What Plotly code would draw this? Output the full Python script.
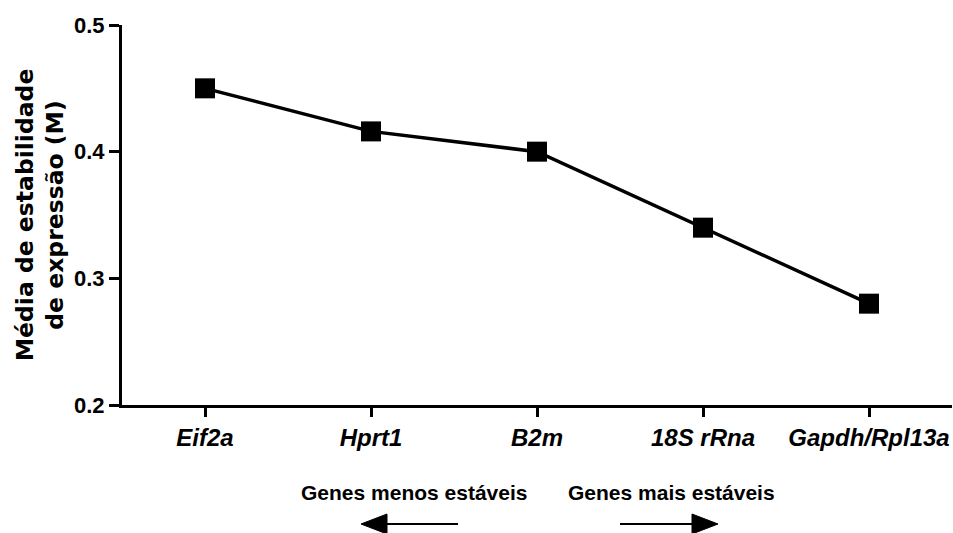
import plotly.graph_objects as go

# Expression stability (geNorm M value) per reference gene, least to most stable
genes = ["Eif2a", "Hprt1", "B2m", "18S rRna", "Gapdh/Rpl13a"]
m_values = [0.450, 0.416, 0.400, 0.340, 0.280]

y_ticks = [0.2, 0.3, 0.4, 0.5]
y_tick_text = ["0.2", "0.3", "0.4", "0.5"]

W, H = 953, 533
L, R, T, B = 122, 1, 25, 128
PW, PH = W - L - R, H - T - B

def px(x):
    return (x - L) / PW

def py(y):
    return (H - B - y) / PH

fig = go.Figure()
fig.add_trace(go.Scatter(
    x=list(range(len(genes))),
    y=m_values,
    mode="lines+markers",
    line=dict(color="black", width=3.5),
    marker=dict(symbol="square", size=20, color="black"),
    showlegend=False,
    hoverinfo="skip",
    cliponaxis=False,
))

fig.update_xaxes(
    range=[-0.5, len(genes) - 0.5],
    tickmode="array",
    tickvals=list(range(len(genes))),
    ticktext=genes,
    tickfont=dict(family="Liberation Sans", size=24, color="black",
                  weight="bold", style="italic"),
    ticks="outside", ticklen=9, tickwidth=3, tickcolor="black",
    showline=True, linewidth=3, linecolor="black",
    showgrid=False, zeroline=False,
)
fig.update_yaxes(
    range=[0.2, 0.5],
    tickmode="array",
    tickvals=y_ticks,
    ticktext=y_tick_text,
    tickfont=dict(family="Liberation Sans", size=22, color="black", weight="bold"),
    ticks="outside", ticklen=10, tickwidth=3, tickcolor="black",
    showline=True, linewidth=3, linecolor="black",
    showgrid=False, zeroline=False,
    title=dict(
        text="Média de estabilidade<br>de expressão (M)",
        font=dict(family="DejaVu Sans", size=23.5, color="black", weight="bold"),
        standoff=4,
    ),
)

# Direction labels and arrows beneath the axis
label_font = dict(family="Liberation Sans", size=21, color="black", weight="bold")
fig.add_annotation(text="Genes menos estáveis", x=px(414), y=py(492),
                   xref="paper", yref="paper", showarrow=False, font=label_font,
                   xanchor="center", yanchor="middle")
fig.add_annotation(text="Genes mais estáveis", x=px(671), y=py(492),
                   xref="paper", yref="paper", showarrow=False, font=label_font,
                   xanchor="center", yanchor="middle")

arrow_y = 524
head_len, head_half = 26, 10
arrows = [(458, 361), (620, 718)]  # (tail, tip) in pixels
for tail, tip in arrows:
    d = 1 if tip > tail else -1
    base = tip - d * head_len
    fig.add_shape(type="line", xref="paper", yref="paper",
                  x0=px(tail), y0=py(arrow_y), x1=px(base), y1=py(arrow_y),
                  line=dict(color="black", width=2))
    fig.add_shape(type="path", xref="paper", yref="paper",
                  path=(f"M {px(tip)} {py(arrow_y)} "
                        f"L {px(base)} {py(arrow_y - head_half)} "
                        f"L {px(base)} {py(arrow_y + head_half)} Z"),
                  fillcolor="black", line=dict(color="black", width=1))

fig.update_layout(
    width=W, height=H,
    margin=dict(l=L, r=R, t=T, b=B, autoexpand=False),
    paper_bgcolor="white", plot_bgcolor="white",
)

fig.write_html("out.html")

Task to carry out:
In your copy of the listing above, reproduce each line exactly and omit all pictures.

Task result:
What Plotly code would draw this? Output the full Python script.
import plotly.graph_objects as go

# Expression stability (geNorm M value) per reference gene, least to most stable
genes = ["Eif2a", "Hprt1", "B2m", "18S rRna", "Gapdh/Rpl13a"]
m_values = [0.450, 0.416, 0.400, 0.340, 0.280]

y_ticks = [0.2, 0.3, 0.4, 0.5]
y_tick_text = ["0.2", "0.3", "0.4", "0.5"]

W, H = 953, 533
L, R, T, B = 122, 1, 25, 128
PW, PH = W - L - R, H - T - B

def px(x):
    return (x - L) / PW

def py(y):
    return (H - B - y) / PH

fig = go.Figure()
fig.add_trace(go.Scatter(
    x=list(range(len(genes))),
    y=m_values,
    mode="lines+markers",
    line=dict(color="black", width=3.5),
    marker=dict(symbol="square", size=20, color="black"),
    showlegend=False,
    hoverinfo="skip",
    cliponaxis=False,
))

fig.update_xaxes(
    range=[-0.5, len(genes) - 0.5],
    tickmode="array",
    tickvals=list(range(len(genes))),
    ticktext=genes,
    tickfont=dict(family="Liberation Sans", size=24, color="black",
                  weight="bold", style="italic"),
    ticks="outside", ticklen=9, tickwidth=3, tickcolor="black",
    showline=True, linewidth=3, linecolor="black",
    showgrid=False, zeroline=False,
)
fig.update_yaxes(
    range=[0.2, 0.5],
    tickmode="array",
    tickvals=y_ticks,
    ticktext=y_tick_text,
    tickfont=dict(family="Liberation Sans", size=22, color="black", weight="bold"),
    ticks="outside", ticklen=10, tickwidth=3, tickcolor="black",
    showline=True, linewidth=3, linecolor="black",
    showgrid=False, zeroline=False,
    title=dict(
        text="Média de estabilidade<br>de expressão (M)",
        font=dict(family="DejaVu Sans", size=23.5, color="black", weight="bold"),
        standoff=4,
    ),
)

# Direction labels and arrows beneath the axis
label_font = dict(family="Liberation Sans", size=21, color="black", weight="bold")
fig.add_annotation(text="Genes menos estáveis", x=px(414), y=py(492),
                   xref="paper", yref="paper", showarrow=False, font=label_font,
                   xanchor="center", yanchor="middle")
fig.add_annotation(text="Genes mais estáveis", x=px(671), y=py(492),
                   xref="paper", yref="paper", showarrow=False, font=label_font,
                   xanchor="center", yanchor="middle")

arrow_y = 524
head_len, head_half = 26, 10
arrows = [(458, 361), (620, 718)]  # (tail, tip) in pixels
for tail, tip in arrows:
    d = 1 if tip > tail else -1
    base = tip - d * head_len
    fig.add_shape(type="line", xref="paper", yref="paper",
                  x0=px(tail), y0=py(arrow_y), x1=px(base), y1=py(arrow_y),
                  line=dict(color="black", width=2))
    fig.add_shape(type="path", xref="paper", yref="paper",
                  path=(f"M {px(tip)} {py(arrow_y)} "
                        f"L {px(base)} {py(arrow_y - head_half)} "
                        f"L {px(base)} {py(arrow_y + head_half)} Z"),
                  fillcolor="black", line=dict(color="black", width=1))

fig.update_layout(
    width=W, height=H,
    margin=dict(l=L, r=R, t=T, b=B, autoexpand=False),
    paper_bgcolor="white", plot_bgcolor="white",
)

fig.write_html("out.html")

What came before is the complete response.